What the task requires
Return each line containing the string "matplotlib".

■ ■ ■ ■

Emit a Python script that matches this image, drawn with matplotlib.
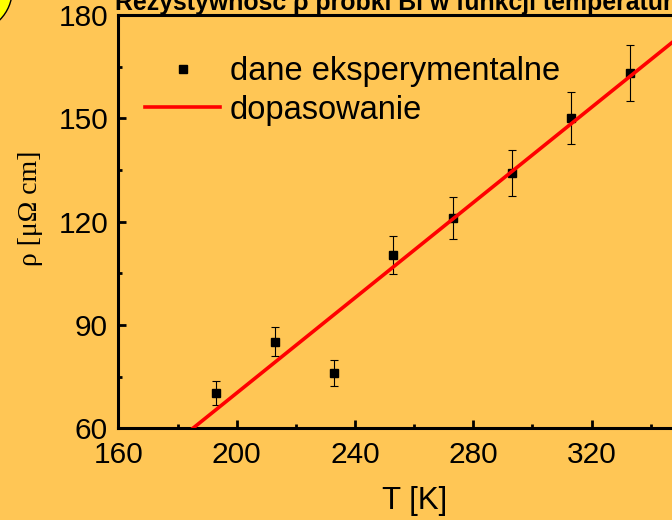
import numpy as np
import matplotlib
matplotlib.use("Agg")
import matplotlib.pyplot as plt
from matplotlib.lines import Line2D
from matplotlib.patches import Circle
from matplotlib.ticker import MultipleLocator

plt.rcParams['font.family'] = ['Liberation Sans', 'DejaVu Sans']

# pomiary rezystywnosci probki Bi
T = [193, 213, 233, 253, 273, 293, 313, 333]                       # [K]
rho = [70.2, 85.2, 76.2, 110.3, 121.2, 134.2, 150.2, 163.2]        # [uOhm cm]
rho_err = [3.5, 4.3, 3.8, 5.5, 6.1, 6.7, 7.5, 8.2]

bg = '#FFC655'

fig = plt.figure(figsize=(6.72, 5.20), dpi=100, facecolor=bg)
ax = fig.add_axes([0.1763, 0.176, 0.880, 0.795], facecolor=bg)

# zolte kolko w rogu slajdu
fig.patches.append(Circle((-0.30, 5.30), 0.422, transform=fig.dpi_scale_trans,
                          facecolor='#FFFF00', edgecolor='black', linewidth=1.0))

# dopasowanie liniowe
b, a = np.polyfit(T, rho, 1)
tt = np.array([160, 360])
ax.plot(tt, a + b * tt, color='#FF0000', lw=2.6, zorder=3)

ax.errorbar(T, rho, yerr=rho_err, fmt='s', color='black', ms=5.5,
            ecolor='black', elinewidth=0.8, capsize=2.9, capthick=0.8, zorder=2)

ax.set_xlim(160, 360)
ax.set_ylim(60, 180)
ax.xaxis.set_major_locator(MultipleLocator(40))
ax.xaxis.set_minor_locator(MultipleLocator(20))
ax.yaxis.set_major_locator(MultipleLocator(30))
ax.yaxis.set_minor_locator(MultipleLocator(15))
ax.tick_params(which='both', direction='in', width=2.0, colors='black')
ax.tick_params(which='major', length=5.5, labelsize=21.5)
ax.tick_params(axis='x', which='major', pad=9.0)
ax.tick_params(axis='y', which='major', pad=7.5)
ax.tick_params(which='minor', length=3.0)
for s in ax.spines.values():
    s.set_linewidth(2.2)

ax.set_xlabel('T [K]', fontsize=22.5)
ax.xaxis.set_label_coords(0.5, -0.140)
ax.set_ylabel('ρ [μΩ cm]', fontsize=20, family=['Liberation Serif', 'DejaVu Serif'])
ax.yaxis.set_label_coords(-0.128, 0.533)

ax.set_title('Rezystywność ρ próbki Bi w funkcji temperatury', x=0.477,
             fontsize=17.9, fontweight='bold', pad=3.4)

handles = [Line2D([], [], marker='s', ls='none', color='black', ms=5.5),
           Line2D([], [], color='#FF0000', lw=2.6)]
labels = ['dane eksperymentalne', 'dopasowanie']
ax.legend(handles, labels, loc='upper left', bbox_to_anchor=(145 / 672, 1 - 56 / 520),
          bbox_transform=fig.transFigure, frameon=False, fontsize=23.5,
          handlelength=2.3, handletextpad=0.3, labelspacing=0.24,
          borderpad=0, borderaxespad=0)

fig.savefig('out.png', dpi=100, facecolor=bg)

■ ■ ■ ■

Task solution
Emit a Python script that matches this image, drawn with matplotlib.
import matplotlib
matplotlib.use("Agg")
import matplotlib.pyplot as plt
from matplotlib.lines import Line2D
from matplotlib.patches import Circle
from matplotlib.ticker import MultipleLocator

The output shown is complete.